Pencils

New Haven Register — January 21, 2008

“Hold Schools Accountable” By Jonathan Berry

What’s wrong with holding public schools accountable for failing to educate minority children?

Nothing, if you agree that education is one of the great civil rights struggles of our day.

Everything, if you ask the Connecticut Education Association.

Former NAACP leader Michael Meyers wrote recently in The Wall Street Journal that harmonious race relations “will fall into place if young blacks overcome illiteracy, stay in school, and are inculcated with a love for learning and for the pursuit of excellence.” What does Meyers think will bring this about? “Holding school authorities accountable.” The CEA and its national parent union, the National

Education Association, do not want this accountability.

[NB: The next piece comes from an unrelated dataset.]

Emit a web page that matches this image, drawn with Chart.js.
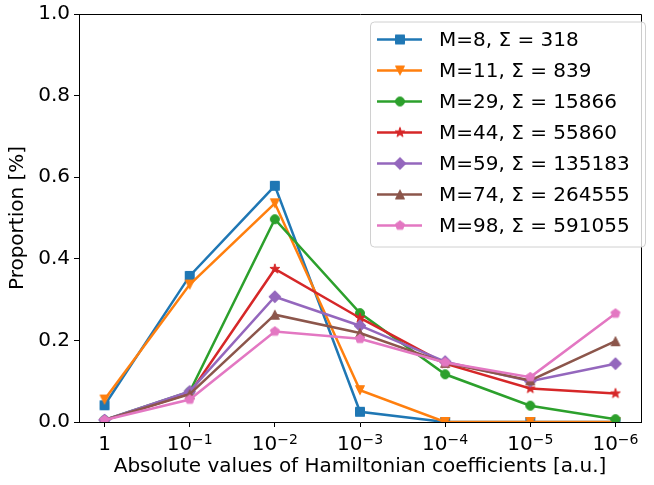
<!DOCTYPE html>
<html>
<head>
<meta charset="utf-8">
<script src="https://cdn.jsdelivr.net/npm/chart.js@4"></script>
<style>
  html, body { margin: 0; padding: 0; background: #fff; }
  #wrap { width: 654px; height: 485px; position: relative; }
</style>
</head>
<body>
<div id="wrap"><canvas id="chart"></canvas></div>
<script>
// x categories: magnitude of coefficients (base, exponent)
const categories = ['1', '10^-1', '10^-2', '10^-3', '10^-4', '10^-5', '10^-6'];
const yTicks = [0, 0.2, 0.4, 0.6, 0.8, 1.0];

// one array per series
const m8  = [0.041, 0.358, 0.579, 0.025, 0.000, 0.000, 0.000];
const m11 = [0.055, 0.337, 0.536, 0.078, 0.000, 0.000, 0.000];
const m29 = [0.005, 0.074, 0.497, 0.267, 0.117, 0.040, 0.007];
const m44 = [0.004, 0.070, 0.375, 0.255, 0.143, 0.082, 0.070];
const m59 = [0.005, 0.075, 0.307, 0.236, 0.148, 0.100, 0.143];
const m74 = [0.005, 0.068, 0.263, 0.218, 0.145, 0.102, 0.198];
const m98 = [0.005, 0.055, 0.222, 0.204, 0.146, 0.110, 0.266];

const seriesLabels = [
  'M=8, Σ = 318', 'M=11, Σ = 839', 'M=29, Σ = 15866', 'M=44, Σ = 55860',
  'M=59, Σ = 135183', 'M=74, Σ = 264555', 'M=98, Σ = 591055'
];
const seriesValues = [m8, m11, m29, m44, m59, m74, m98];
const seriesColors = ['#1f77b4', '#ff7f0e', '#2ca02c', '#d62728', '#9467bd', '#8c564b', '#e377c2'];
const seriesMarkers = ['s', 'v', 'o', '*', 'D', '^', 'p'];

const FONT = 'DejaVu Sans';
const MS = 9; // marker size in px

// build a small canvas for each matplotlib-like marker
function markerCanvas(shape, color) {
  const c = document.createElement('canvas');
  c.width = c.height = 18;
  const g = c.getContext('2d');
  g.translate(9, 9);
  g.fillStyle = color;
  g.strokeStyle = color;
  g.lineWidth = 1;
  const r = MS / 2;
  g.beginPath();
  if (shape === 's') {
    g.rect(-r, -r, 2 * r, 2 * r);
  } else if (shape === 'o') {
    g.arc(0, 0, r, 0, Math.PI * 2);
  } else if (shape === 'v') {
    g.moveTo(0, r); g.lineTo(-r, -r); g.lineTo(r, -r);
  } else if (shape === '^') {
    g.moveTo(0, -r); g.lineTo(-r, r); g.lineTo(r, r);
  } else if (shape === 'D') {
    const d = r * 1.35;
    g.moveTo(0, -d); g.lineTo(d, 0); g.lineTo(0, d); g.lineTo(-d, 0);
  } else if (shape === '*') {
    const ro = r * 1.15, ri = ro * 0.382;
    for (let k = 0; k < 10; k++) {
      const a = -Math.PI / 2 + k * Math.PI / 5;
      const rr = k % 2 ? ri : ro;
      g.lineTo(rr * Math.cos(a), rr * Math.sin(a));
    }
  } else if (shape === 'p') {
    const rp = r * 1.05;
    for (let k = 0; k < 5; k++) {
      const a = -Math.PI / 2 + k * 2 * Math.PI / 5;
      g.lineTo(rp * Math.cos(a), rp * Math.sin(a));
    }
  }
  g.closePath();
  g.fill();
  g.stroke();
  return c;
}

const markerImgs = seriesMarkers.map((s, i) => markerCanvas(s, seriesColors[i]));

const datasets = seriesValues.map((vals, i) => ({
  label: seriesLabels[i],
  data: vals.map((v, j) => ({ x: j, y: v })),
  borderColor: seriesColors[i],
  backgroundColor: seriesColors[i],
  borderWidth: 2.5,
  pointStyle: markerImgs[i],
  pointRadius: 5,
  tension: 0,
  clip: 0,
  order: seriesValues.length - i
}));

// frame on top/right, mathtext-like x labels, legend box inside the axes
const framePlugin = {
  id: 'frame',
  afterDraw(chart) {
    const { ctx, chartArea: a } = chart;
    ctx.save();
    ctx.strokeStyle = '#000';
    ctx.lineWidth = 1;
    ctx.beginPath();
    ctx.moveTo(Math.round(a.left) + 0.5, Math.round(a.top) + 0.5);
    ctx.lineTo(Math.round(a.right) + 0.5, Math.round(a.top) + 0.5);
    ctx.lineTo(Math.round(a.right) + 0.5, Math.round(a.bottom) + 0.5);
    ctx.stroke();

    // x tick labels with superscript exponent
    const xs = chart.scales.x;
    const base = 450;
    ctx.fillStyle = '#000';
    ctx.textBaseline = 'alphabetic';
    ctx.textAlign = 'left';
    categories.forEach((lab, i) => {
      const px = xs.getPixelForValue(i);
      const parts = lab.split('^');
      ctx.font = '20px "' + FONT + '"';
      const w1 = ctx.measureText(parts[0]).width;
      let w2 = 0, sup = '';
      if (parts.length > 1) {
        sup = parts[1].replace('-', '\u2212');
        ctx.font = '14px "' + FONT + '"';
        w2 = ctx.measureText(sup).width;
      }
      const x0 = px - (w1 + w2) / 2;
      ctx.font = '20px "' + FONT + '"';
      ctx.fillText(parts[0], x0, base);
      if (sup) {
        ctx.font = '14px "' + FONT + '"';
        ctx.fillText(sup, x0 + w1, base - 6);
      }
    });

    // legend
    const bx = 370, by = 21.5, bw = 275, bh = 225;
    ctx.fillStyle = 'rgba(255,255,255,0.8)';
    ctx.strokeStyle = '#d0d0d0';
    ctx.lineWidth = 1;
    ctx.beginPath();
    ctx.roundRect(bx + 0.5, by + 0.5, bw, bh, 4);
    ctx.fill();
    ctx.stroke();
    ctx.font = '20px "' + FONT + '"';
    ctx.textBaseline = 'middle';
    ctx.textAlign = 'left';
    seriesLabels.forEach((lab, i) => {
      const y = 39.5 + i * 31;
      ctx.strokeStyle = seriesColors[i];
      ctx.lineWidth = 2.5;
      ctx.beginPath();
      ctx.moveTo(377, y);
      ctx.lineTo(422, y);
      ctx.stroke();
      ctx.drawImage(markerImgs[i], 400 - 9, y - 9);
      ctx.fillStyle = '#000';
      ctx.fillText(lab, 439, y + 1);
    });
    ctx.restore();
  }
};

new Chart(document.getElementById('chart'), {
  type: 'line',
  data: { datasets },
  plugins: [framePlugin],
  options: {
    responsive: true,
    maintainAspectRatio: false,
    animation: false,
    layout: { padding: { top: 11, right: 13, left: 0, bottom: 0 } },
    plugins: { legend: { display: false }, tooltip: { enabled: false } },
    scales: {
      x: {
        type: 'linear',
        min: -0.3,
        max: 6.3,
        afterBuildTicks: s => { s.ticks = categories.map((c, i) => ({ value: i })); },
        afterFit: s => { s.height = 63; },
        ticks: {
          color: '#000',
          padding: 3,
          maxRotation: 0,
          autoSkip: false,
          font: { family: FONT, size: 20, lineHeight: 1 },
          callback: () => '' // drawn by the plugin with superscripts
        },
        grid: { drawOnChartArea: false, drawTicks: true, tickLength: 5, color: '#000' },
        border: { display: true, color: '#000', width: 1 },
        title: {
          display: true,
          text: 'Absolute values of Hamiltonian coefficients [a.u.]',
          color: '#000',
          font: { family: FONT, size: 20 },
          padding: { top: 0, bottom: 6 }
        }
      },
      y: {
        min: 0,
        max: 1,
        afterBuildTicks: s => { s.ticks = yTicks.map(v => ({ value: v })); },
        afterFit: s => { s.width = 79; },
        ticks: {
          color: '#000',
          padding: 4,
          font: { family: FONT, size: 20, lineHeight: 1 },
          callback: v => v.toFixed(1)
        },
        grid: { drawOnChartArea: false, drawTicks: true, tickLength: 5, color: '#000' },
        border: { display: true, color: '#000', width: 1 },
        title: {
          display: true,
          text: 'Proportion [%]',
          color: '#000',
          font: { family: FONT, size: 20 },
          padding: { top: 6, bottom: 0 }
        }
      }
    }
  }
});
</script>
</body>
</html>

Just this Monday, a federal judge revived a lawsuit by NEA, CEA, and other vested interests against No Child Left Behind, President Bush’s signature education law.

If the lawsuit succeeds, it will almost certainly derail the law as well as the improvements being proposed for the law’s reauthorization, which Congress has to take up soon.

One important revision would create new bonuses for good teachers by linking their pay to students’ performance on tests. In order to have equality of opportunity, disadvantaged minorities need schools (and especially teachers) that are held accountable for student learning.

By opposing this idea, the NEA and CEA have aligned themselves firmly against the Citizens’ Commission on Civil Rights, the National Urban League, the National Council of La Raza, and other civil rights groups.

The teacher accountability debate highlights the most prominent divide between the NEA/CEA agenda and the needs of low-income minorities, but it’s hardly the only one.

In Connecticut, U.S. Department of Education statistics indicate, a mere 0.04% of tenured teachers are terminated for poor performance a year. It defies common sense to believe that more don’t need to be weeded out. Antiquated tenure laws — defended to the death by teachers unions — make it practically impossible to get rid of teachers who don’t teach. And as long as the NEA and CEA defend incompetent teachers, the civil rights struggle for accountability in schools will be an uphill battle.

It gets worse. Union contracts also encourage qualified teachers to flee cities for the suburbs, away from the students that need them most.

The New Teacher Project has found that union rules help slow down new teacher hiring in cities to the point where job offers aren’t handed out until late summer or the beginning of the new school year. Suburban districts’ typically looser union rules help them make job offers much earlier, skimming off the cream of the crop — the better-skilled educators who are so desperately needed by poor and minority children in the cities.

The single greatest roadblock to educational opportunity posed by the NEA and CEA — and the biggest threat to civil rights — is the unions’ steadfast opposition to school choice, a simple idea giving parents the power to remove their children from a failing public school and send them to better schools.

The wealthy already enjoy choice, whether through expensive private schools or just by packing up and moving to live near better schools. Low-income families, however, rarely share in such opportunities, since financial circumstances typically keep them from escaping failing public schools into ones that actually teach.